Truthfully,  I realize it would be easier to just forget it, walk away and really work on moving on instead. The allure of not having to wait, or pay large sums of money or go through the paperwork, classes and emotional agony of the adoption process can be tempting--because it would be easier. I sometimes wonder if that's why we have to wait for so long for what we want; perhaps the process is meant to keep out the other people. You know, the ones who have allowed the brick wall to stop them in their tracks. How many people aren't willing to jump through flaming hoops made of barbed wire for their dream?

I don't know what the future brings, but I know this: I cried yesterday because the brick wall was all too real for me. It broke me because I forgot everything else I've learned along the way. Whenever something breaks me, I let the emotions flow and spend some time feeling sorry for myself in the most pathetic way possible with ice cream and red wine. Then, I move on. It's the only way to understand that the world is full of more opportunity, more beauty and something more amazing than I could have possibly imagined. My disappointment is temporary because I don't let it stick around for very long.

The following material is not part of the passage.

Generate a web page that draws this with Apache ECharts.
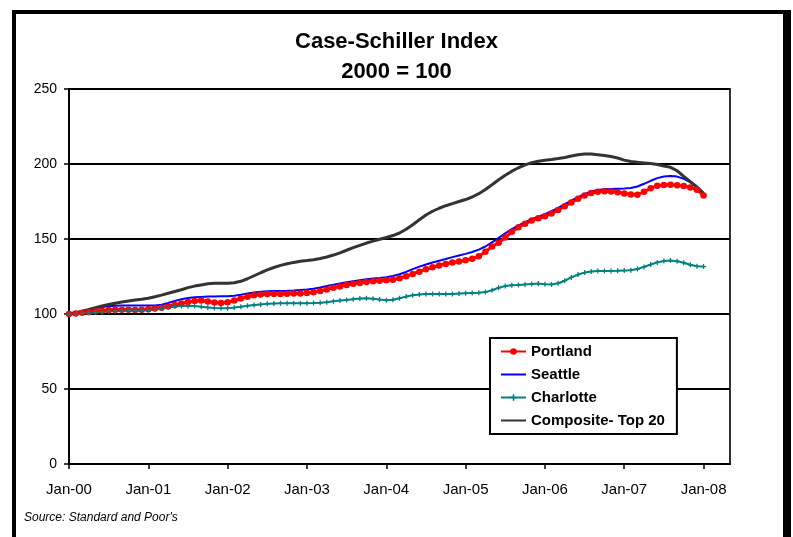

Life is a dance. A give and take. An ebb and flow of good and bad. Sometimes, in the depth of our worst moments we forget our good fortune and it's easy to get lost along the way. The brick walls pile up, and we grow tired of fighting so hard for the things we want. But it's worth fighting for---adopting a child, dusting my behind off after I fall on my face and scraping my way over every brick wall that comes my way. It's all worth the pain.